Nicole’s story “The Undertaker’s Son” appears in Issue #15.
How did “The Undertaker’s Son” come to be? What inspired it?
The Undertaker’s Son is actually (as of now) the 8th chapter of a novel I have under construction called The Witches Knot, which features a lot of standalone chapters that I feel work well as short stories and, in some cases, were conceived in that way. The book is loosely based on some weird family history. I had actually forgotten about this before you asked this question because Albert’s just been in the book for so long, but he actually came from a story my grandmother told me about a boy in their neighborhood whose family ran a local funeral home and, as teenagers do, he liked to joyride. Except he would take the family hearse. That mental image-a hearse loaded down with wild teenagers, tearing through the streets of a small town, really stuck with me. As the book was shaping up to be about magic in one way or another, the speaking with ghosts thing seemed a natural evolution of a character who was growing up in this house of the dead. Albert does use the hearse for all sorts of extra-curricular activities in the novel, but he didn’t wind up actually being the joy-riding sort. He’s a more contemplative guy.
American Horror Story — favorite character and why?
A good question! That’s a little like choosing a favorite stab wound, isn’t it? They’re all such terrible people! But I have a soft spot for poor Violet and I think Taissa Farmiga is really impressive actress, both for her age and in general. She did some really cool stuff with Violet. And I think everyone who watches that show is actually federally mandated to love Jessica Lange as Constance.
What’s the best thing you took away from Clarion?

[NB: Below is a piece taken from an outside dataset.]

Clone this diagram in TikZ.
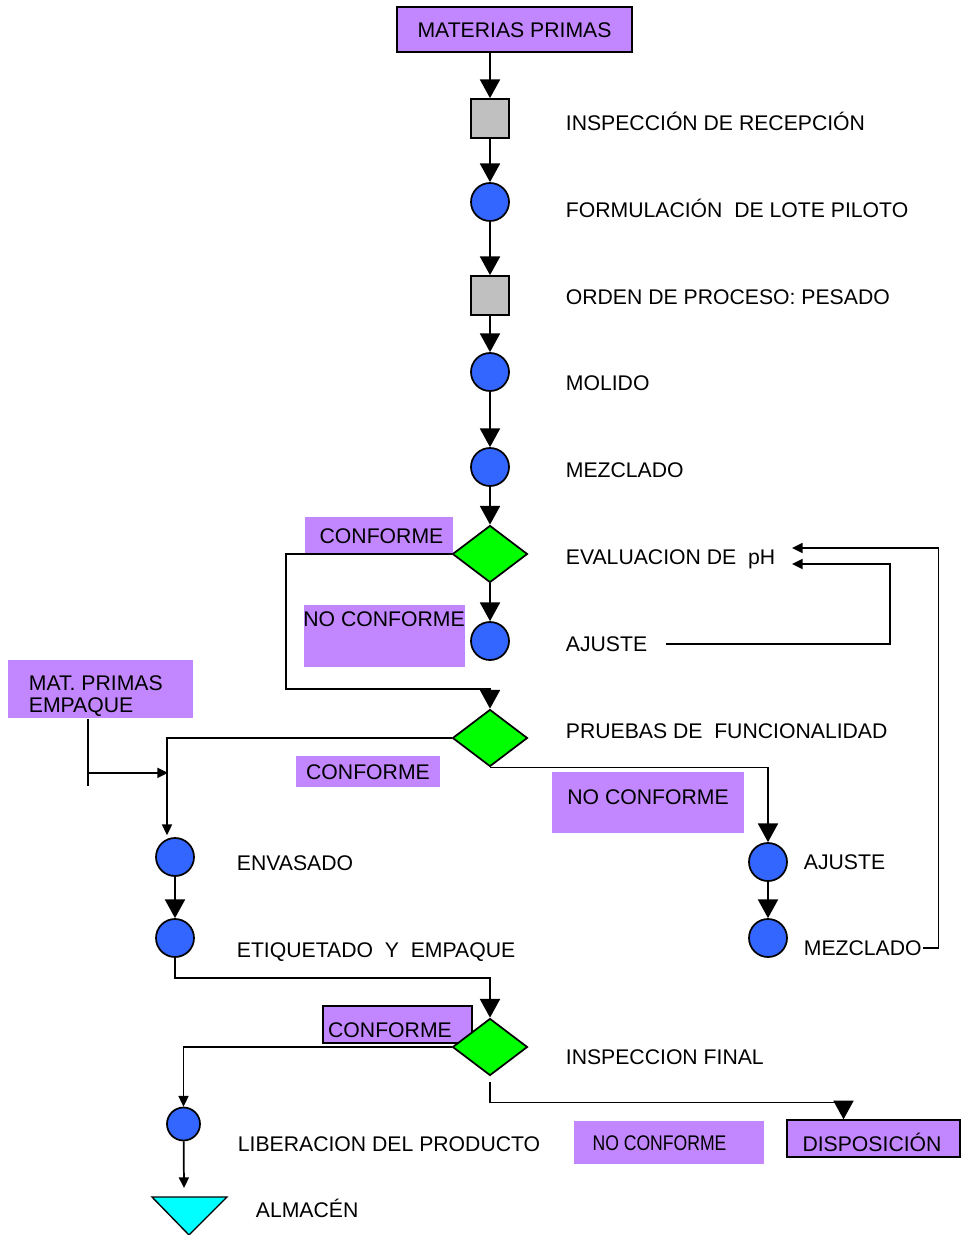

It’s really tough to narrow an experience like Clarion down to just one important thing. So much about my life changed after Clarion and those changes were not at all confined to writing and writing-related things. Writing-wise, the most important thing I learned was that writing was a job that I was doing. Not a kind of ethereal ongoing vision quest (though there can sometimes be elements of that). It’s about putting the words on the page, putting the pages in the mail and doing it again and again and again. And then you die, I think.

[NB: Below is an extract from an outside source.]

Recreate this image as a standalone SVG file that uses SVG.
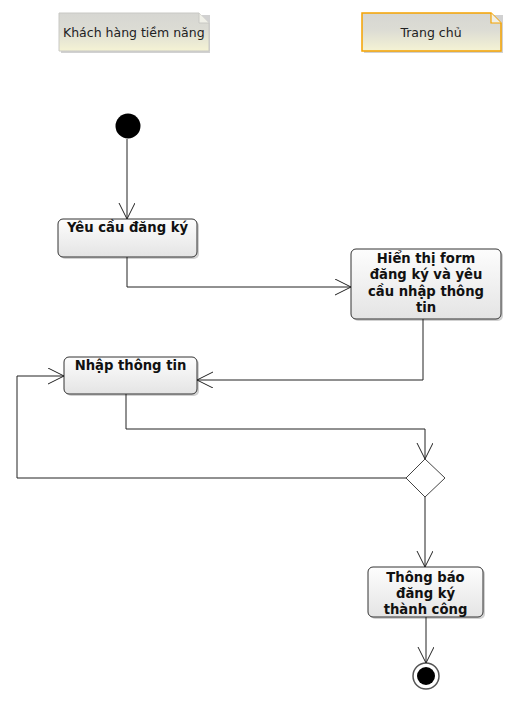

Non-writing, but kind of similar: the best time for everything is now. Nothing’s going to wait for you to get your stuff together and, quite frankly, no one has so much time that they can go around wasting it. Move towards happiness, a greater sense of fulfillment and do it now because what more important thing do you have to do?

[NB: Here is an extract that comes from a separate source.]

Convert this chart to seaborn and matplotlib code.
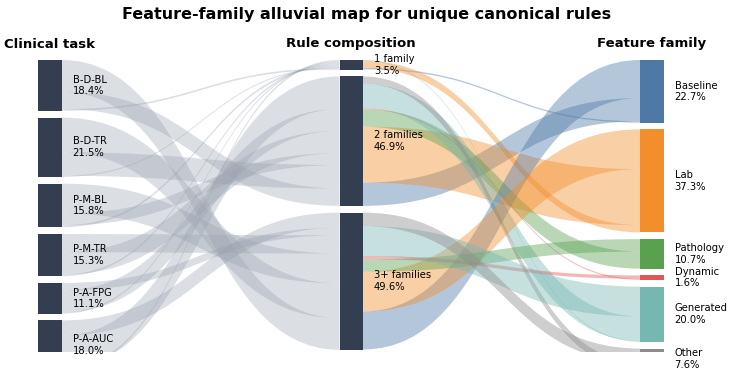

Favorite book you read in 2011?
I’m not going to remember the name of this because it was a while ago, but around winter of 2011, I was reading a lot about the early Hollywood and I read this really fascinating book about Birth of a Nation, as a work of art, as part of a history of racial panic films, and as the life-long project of the writer (fun fact: the writer once wound up playing the male lead in a stage show adapted from the novel-it was originally a novel-because, while taking a cast trip to the beach, the original leading man was attacked and killed by a shark. That story is amazing and I love it.)
What piece of advice would you give writers for the coming year?
The best writing advice I can always think of is the simplest: remember that writing is important and treat it that way. There’s no need to be starving in a garret, but prioritize writing and make it a daily part of your life. It’s your job, even if you’re not seeing immediate tangible benefits. Basically, I think it’s important to be what you want to be. If you behave like a data entry temp or a greenhouse attendant who also writes, that’s what you’ll be. Instead, be a writer who also enters data or tends greenhouses.